The team at PLD has always made it a focus to highlight the importance of phonics and Structured Synthetic Phonics (SSP) as part of a wider skill set for the successful teaching of students from the age of 3 up to Year 6. The entirety of PLD resources employs a practical and highly functional style beneficial to both the student and teachers.

Across both the US and UK, inquiries have called for systematic, explicit and direct synthetic phonics or SSP instruction, and Australia’s National Inquiry into Teaching Reading (2005) produced similar recommendations as the UK and US inquiries. The Australian inquiry concluded, “The evidence is clear… that direct systematic instruction or SSP in phonics during the early years of schooling is an essential foundation for teaching children to read”.

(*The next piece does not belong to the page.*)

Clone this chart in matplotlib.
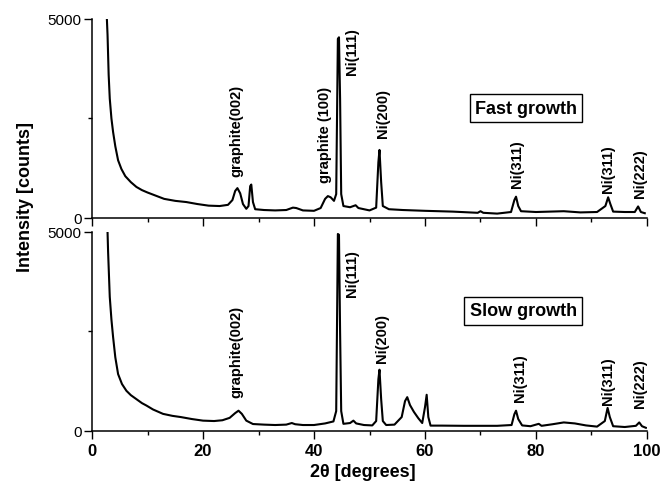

The research found that students learn best when teachers adopt an integrated approach – that is teaching phonics, fluency, vocabulary knowledge and comprehension. Diana and the team at PLD have continued to create a clear skills set approach with a strong focus on the use of all of these and in particular, the use of phonics and SSP, in teaching reading.

Important highlights regarding this inquiry found evidence that showed a ‘whole-language’ approach to teaching reading on its own is not a positive approach for children, particularly for those who are already experiencing reading difficulties.

online courses

“Where there is unsystematic or no phonics instruction, children’s literacy progress is significantly impeded, inhibiting their initial and subsequent growth in reading accuracy, fluency, writing, spelling and comprehension.” (Page 12 from the executive summary).

PLD has recently added online learning to its resources for teachers, enabling access to the knowledge of Diana and the team, no matter where teachers are located. The first course, titled ‘Synthetic phonics within the junior primary’ is perfectly aligned with the findings from the recent inquiry, helping teachers understand the importance of assessing the classroom for skills, and then introducing a clear synthetic phonics approach that aims to deliver significant spelling and phonics skill development.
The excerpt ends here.